The travellers come from England and walk calmly through the corridor from the plane to the arrival hall and arrive in the same order they got off the plane. In this way, their order within each queue matches the order they got off the plane. How many ways are there to assign the travellers to queues?
What if, when each passenger arrives at the arrival hall, they always choose a queue with the fewest number of people already in it?
What if the travellers came from Amsterdam and raced each down the corridor before the arrival hall so they don't necessarily join the queues in the order they got off the plane? Since they're racing, they don't have time to choose the shortest queue, so they pick one arbitrarily.
What if we're dealing with the English passengers again, like in question 1, but this time we require that no queue is empty?

Question 5

Each of the following questions can be answered using the rules (Bijection, Complement, Sum, or Inclusion-Exclusion) introduced in Lecture 3.
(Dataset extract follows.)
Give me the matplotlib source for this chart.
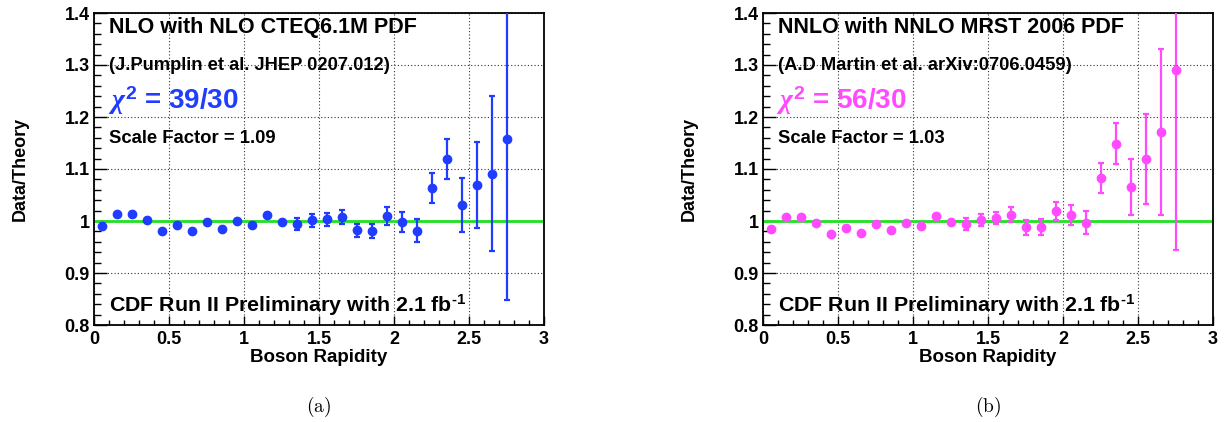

Note: Parts 3 and 4 need binomial coefficients, from Lecture 4

The Ottawa Humane Society has $n$ dogs $d_1,\ldots,d_n$ and $m$ cages $c_1,\ldots,c_m$.

If they have $m\ge n$ cages, how many ways are there to put the dogs into cages so that each do gets their own cage?
Suppose $n$ is even and they have exactly $m=n/2$ cages. Half the dogs are white and half the dogs are black. How many ways are there to place the dogs into cages so that each cage contains one white dog and one black dog?
Suppose $n$ is even and they have $m=n/2$ cages. All the dogs are black. How many ways are there to place the dogs into cages so that there are exactly two dogs in each cage? (Careful, this is much trickier than the previous question!)
Suppose that $n\ge 7$ and they only have $m=4$ (really large) cages. How many ways are there to place the dogs into cages so that at least two cages are non-empty?

Question 6

In this question we're going to prove a binomial identity using a combinatorial proof (also known as counting two different ways) discussed in Lecture 4.

Let $n\ge m\ge k$ be integers. We have an $n$-element set $S$. We want to colour $k$ elements of $S$ red and $m-k$ elements of $S$ blue.

Use the Product Rule to show that the number of ways we can do this is $\binom{n}{m}\binom{m}{k}$.
Use the Product Rule to show that the number of ways we can do this is also $\binom{n}{k}\binom{n-k}{m-k}$.

Question 7

Before attempting this question, you should be familiar with the content of Lecture 5.

Let $i,j,k,\ell$ be positive integers, and let $n=i+j+k+\ell$.

Give a combinatorial proof that $\binom{n}{i}\binom{n-i}{j}\binom{n-i-j}{k} = \binom{n}{\ell}\binom{n-\ell}{k}\binom{n-\ell-k}{j}$

Question 8

Professor M is teaching a class with 100 distinct students $s_1,\ldots,s_{100}$. He wants to assign each student $s_i$ a set of $g_i$ homework exercises so that each student gets at least $50$ exercises and that the students get an average of $75$ exercises each. (Some may get more than 75 and some may get less, but never less than $50$). How many ways are there to do this?